American telecom service provider AT&T trailed rivals such as Verizon and T-Mobile in the post-paid subscriber growth during the fourth quarter of 2013, said Eric Costa, Analyst in TBR’s Networking and Mobility Practice.
In a telecom analysis, TBR said AT&T’s single digit revenue growth and 809,000 total net additions placed third among the Tier 1 U.S. operators in 4Q13.
AT&T continued to feel the pressure from T-Mobile’s aggressive Un-Carrier strategy, which is the main driver behind AT&T’s lower net additions. This will continue to disrupt.
AT&T’s 1H14 performance as the operator combats T-Mobile’s price decreases and decision to cut early termination fees (ETF). AT&T will outlast T-Mobile’s recent comeback as T-Mobile focuses primarily on attracting cost-conscious smartphone subscribers to its Simple Choice plans.
As wireless revenue growth shifts towards the connected device segment and away from smartphones, T-Mobile’s strategy will not be as effective against AT&T. Although AT&T will continue to struggle to post higher postpaid net additions than Verizon and T-Mobile in 1H14, the operator will use its strength in connected devices to regain momentum and drive revenue growth over the next five years.
AT&T grew total revenue 1.8 percent year-to-year and added 809,000 total subscribers in 4Q13, yet trailed behind strong performances from Verizon and T-Mobile in the wireless market. AT&T also came in third in lucrative postpaid net additions with 566,000 net additions in 4Q13, down from the 780,000 postpaid net additions from the year ago quarter and behind T-Mobile (869,000) and Verizon (1.6 million).
AT&T will achieve revenue growth in the low double digits in 1Q14 by rapidly deploying the remainder of its initial LTE 4G network, executing Project VIP to improve its network quality and reliability, and drawing subscribers to its Mobile Share plans. These initiatives will strengthen AT&T’s business and drive higher data consumption, enabling AT&T to better monetize its offerings and gain ground on Verizon, who outperformed AT&T in revenue and subscriber in 4Q13. AT&T’s strengths are in its connected device and postpaid segments, and the operator will continue to rapidly invest into these areas.
AT&T is making multiple plan changes to combat T-Mobile from stealing away its postpaid subscribers
Following AT&T’s move to offer Mobile Share plans exclusively, AT&T announced that it will be reducing the price of its existing Mobile Share Plans and expanding its offerings to price conscious customers with its Mobile Share Value plans.
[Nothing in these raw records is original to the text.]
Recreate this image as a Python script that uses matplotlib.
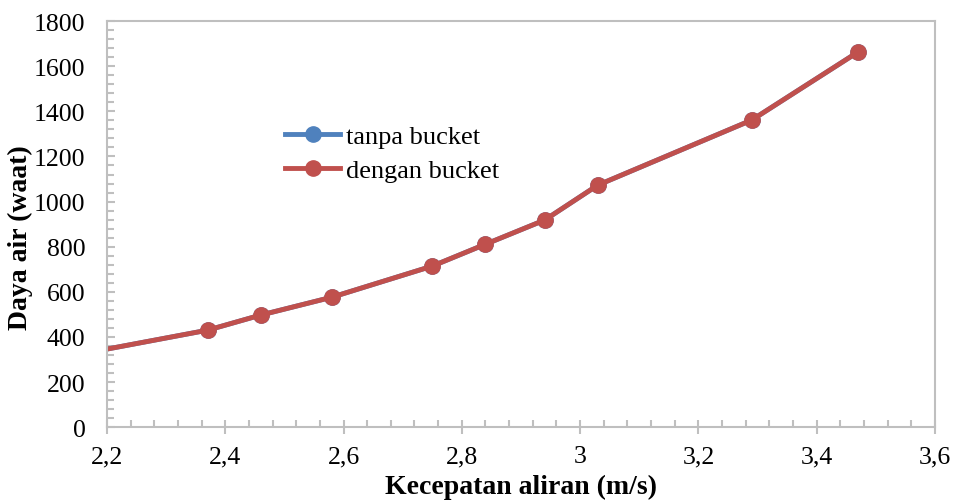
import matplotlib.pyplot as plt
from matplotlib.ticker import MultipleLocator, FuncFormatter

kecepatan = [2.10, 2.37, 2.46, 2.58, 2.75, 2.84, 2.94, 3.03, 3.29, 3.47]
tanpa_bucket = [297, 430, 497, 576, 714, 811, 918, 1073, 1361, 1663]
dengan_bucket = [297, 430, 497, 576, 714, 811, 918, 1073, 1361, 1663]

plt.rcParams['font.family'] = ['Liberation Serif', 'DejaVu Serif']

fig = plt.figure(figsize=(9.55, 5.02), dpi=100)
ax = fig.add_axes([0.112, 0.147, 0.867, 0.809])

ax.plot(kecepatan, tanpa_bucket, color='#4F81BD', lw=3.5, marker='o', ms=11,
        label='tanpa bucket')
ax.plot(kecepatan, dengan_bucket, color='#C0504D', lw=3.5, marker='o', ms=11,
        label='dengan bucket')

ax.set_xlim(2.2, 3.6)
ax.set_ylim(0, 1800)
ax.xaxis.set_major_locator(MultipleLocator(0.2))
ax.xaxis.set_minor_locator(MultipleLocator(0.04))
ax.yaxis.set_major_locator(MultipleLocator(200))
ax.yaxis.set_minor_locator(MultipleLocator(40))
ax.xaxis.set_major_formatter(FuncFormatter(lambda v, p: ('%g' % round(v, 1)).replace('.', ',')))

for s in ax.spines.values():
    s.set_color('#BFBFBF')
    s.set_linewidth(1.5)

ax.tick_params(axis='x', which='major', direction='inout', length=10, width=1.5,
               color='#BFBFBF', labelsize=18.5, pad=8)
ax.tick_params(axis='x', which='minor', direction='in', length=5, width=1.5, color='#BFBFBF')
ax.tick_params(axis='y', which='major', direction='in', length=6, width=1.5,
               color='#BFBFBF', labelsize=18.5, pad=15.5)
ax.tick_params(axis='y', which='minor', direction='in', length=5, width=1.5, color='#BFBFBF')

ax.set_xlabel('Kecepatan aliran (m/s)', fontsize=20, fontweight='bold')
ax.set_ylabel('Daya air (waat)', fontsize=20, fontweight='bold')
ax.xaxis.set_label_coords(0.5, -0.115)
ax.yaxis.set_label_coords(-0.089, 0.47)

ax.legend(loc='upper left', bbox_to_anchor=(0.215, 0.745), frameon=False, fontsize=19,
          handlelength=2.1, handletextpad=0.2, labelspacing=0.39,
          borderpad=0, borderaxespad=0)

fig.savefig('out.png', dpi=100)
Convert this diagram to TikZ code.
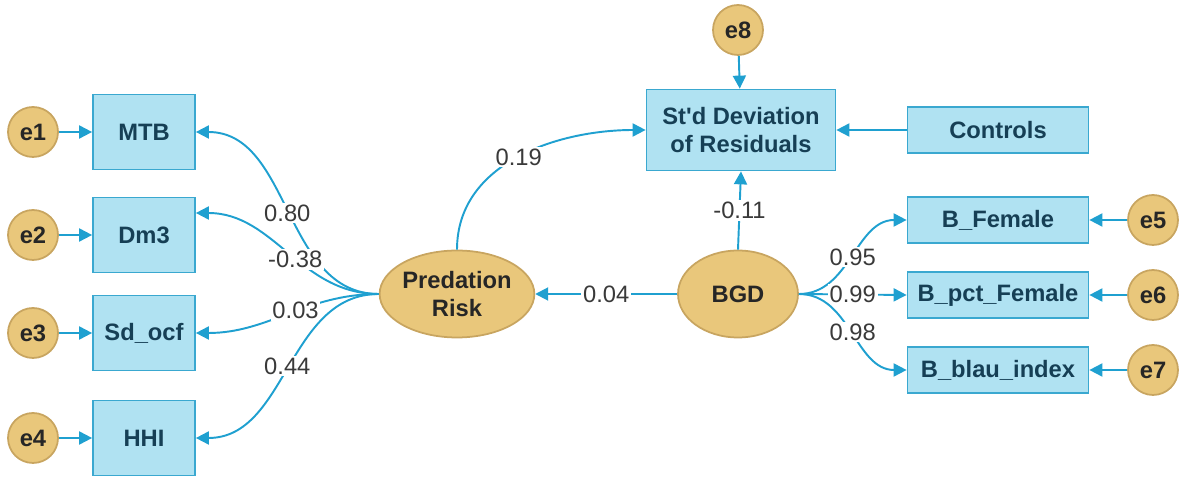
\documentclass[tikz,border=0pt]{standalone}
\usepackage{fontspec}
\setmainfont{Liberation Sans}
\usetikzlibrary{arrows.meta,shapes.geometric}
\definecolor{boxfill}{HTML}{B0E2F2}
\definecolor{boxline}{HTML}{3AA8D0}
\definecolor{arrowcol}{HTML}{1FA0D0}
\definecolor{latfill}{HTML}{E9C77B}
\definecolor{latline}{HTML}{C8A560}
\definecolor{boxtext}{HTML}{163F55}
\definecolor{lbltext}{HTML}{3A3A3A}

\begin{document}
\begin{tikzpicture}[
    x=0.02cm, y=-0.02cm,
    every node/.style={font=\fontsize{13.5}{15.5}\selectfont},
    box/.style={draw=boxline, line width=1pt, fill=boxfill, align=center, text=boxtext, font=\fontsize{13.5}{15.5}\selectfont\bfseries, minimum width=3.62cm, minimum height=0.92cm},
    latent/.style={ellipse, draw=latline, line width=1pt, fill=latfill, align=center, text=black!85, font=\fontsize{13.5}{15.5}\selectfont\bfseries, minimum width=2.4cm, minimum height=1.74cm, inner sep=0pt},
    err/.style={circle, draw=latline, line width=1pt, fill=latfill, text=black!85, font=\fontsize{13.5}{15.5}\selectfont\bfseries, minimum size=1cm, inner sep=0pt},
    flow/.style={-{Triangle[length=2.6mm, width=2.6mm]}, line width=1.1pt, draw=arrowcol},
    lbl/.style={fill=white, inner sep=1pt, text=lbltext, font=\fontsize{13.5}{15.5}\selectfont}
]
\useasboundingbox (0,0) rectangle (1188,479);

% indicators of predation risk
\node[box, minimum width=2.04cm, minimum height=1.5cm] (mtb) at (144,132) {MTB};
\node[box, minimum width=2.04cm, minimum height=1.5cm] (dm3) at (144,235) {Dm3};
\node[box, minimum width=2.04cm, minimum height=1.5cm] (sdocf) at (144,333) {Sd\_ocf};
\node[box, minimum width=2.04cm, minimum height=1.5cm] (hhi) at (144,438) {HHI};
\node[err] (e1) at (33,132) {e1};
\node[err] (e2) at (33,235) {e2};
\node[err] (e3) at (33,333) {e3};
\node[err] (e4) at (33,438) {e4};

% latent variables
\node[latent] (pred) at (457,294) {Predation\\Risk};
\node[latent] (bgd) at (738,294) {BGD};

% outcome
\node[box, minimum width=3.78cm, minimum height=1.62cm] (std) at (741,130) {St\textquotesingle d Deviation\\of Residuals};
\node[err] (e8) at (738,30) {e8};
\node[box] (ctrl) at (998,130) {Controls};

% indicators of BGD
\node[box] (bfem) at (998,220) {B\_Female};
\node[box] (bpct) at (998,295) {B\_pct\_Female};
\node[box] (bblau) at (998,370) {B\_blau\_index};
\node[err] (e5) at (1153,220) {e5};
\node[err] (e6) at (1153,295) {e6};
\node[err] (e7) at (1153,370) {e7};

\draw[flow] (e1) -- (mtb);
\draw[flow] (e2) -- (dm3);
\draw[flow] (e3) -- (sdocf);
\draw[flow] (e4) -- (hhi);
\draw[flow] (pred.west) to[out=180, in=0] node[lbl, pos=0.5] {0.80} (mtb.east);
\draw[flow] (pred.west) to[out=180, in=0] node[lbl, pos=0.45] {-0.38} ([yshift=0.44cm]dm3.east);
\draw[flow] (pred.west) to[out=180, in=0] node[lbl, pos=0.45] {0.03} (sdocf.east);
\draw[flow] (pred.west) to[out=180, in=0] node[lbl, pos=0.5] {0.44} (hhi.east);

\draw[flow] (pred.north) to[out=90, in=180] node[lbl, pos=0.5] {0.19} (std.west);
\draw[flow] (bgd.west) -- node[lbl] {0.04} (pred.east);
\draw[flow] (bgd.north) -- node[lbl] {-0.11} (std.south);
\draw[flow] (e8) -- (std);
\draw[flow] (ctrl) -- (std);

\draw[flow] (bgd.east) to[out=0, in=180] node[lbl, pos=0.5] {0.95} (bfem.west);
\draw[flow] (bgd.east) -- node[lbl] {0.99} (bpct.west);
\draw[flow] (bgd.east) to[out=0, in=180] node[lbl, pos=0.5] {0.98} (bblau.west);
\draw[flow] (e5) -- (bfem);
\draw[flow] (e6) -- (bpct);
\draw[flow] (e7) -- (bblau);
\end{tikzpicture}
\end{document}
These plans offer less data for a cheaper price than its standard Mobile Share plans. AT&T is losing net customer additions to T-Mobile’s aggressive “Un-Carrier” strategy, which offers low-price non-contract shared data plans that have been very successful in luring postpaid customers.
In addition to altering its Mobile Share offerings, AT&T extended its Next handset upgrade program to 18 months and offered multiple promotional deals in an attempt to retain postpaid subscribers that may be tempted to choose T-Mobile for its cheaper prices. AT&T’s Next program is in direct competition to T-Mobiles Jump! upgrade program.
TBR expects AT&T to continue to report positive postpaid net additions in 1H14, yet believes the operator’s recent changes to its postpaid offerings will not halt T-Mobile’s recent surge in subscriber net additions. Additional changes will need to be made to increase subscriber retention in order to recapture the second highest postpaid net additions from T-Mobile in 2014. AT&T has a strong long term growth strategy that will outlast T-Mobile’s recent comeback, yet it revolves around the connected device segment which is still multiple quarters away from experiencing high subscriber and revenue growth.
AT&T is driving new device connections by focusing on its Digital Life and Connected Car segments.
AT&T continued to lead the industry in connected devices in 4Q13. The operator focused primarily on its Digital Life and connected car verticals, while also maintaining its growth in connected handsets. AT&T is planning for long-term growth in the connected device market and is positioning itself to be the dominant player in the industry.
As of January, AT&T Digital Life expanded to a total of 59 markets. TBR believes there is significant opportunity for AT&T to drive short term growth in connections with its Digital Life portfolio as currently only 1 percent of U.S. households are using automated security systems.
AT&T also continued to secure contracts from automobile manufacturers. In January AT&T acquired contracts from Chevrolet, Audi and Tesla to provide wireless connectivity for their 2015 vehicle models. In addition the operator launched its AT&T Drive platform in January which enables automobile manufacturers to more effectively differentiate their connected vehicle platforms with customizable services and capabilities. The growth in connected car will not take off until 2016, as the technology is still being developed and trialed in the short term, yet AT&T is positioning itself as the early leader in this market.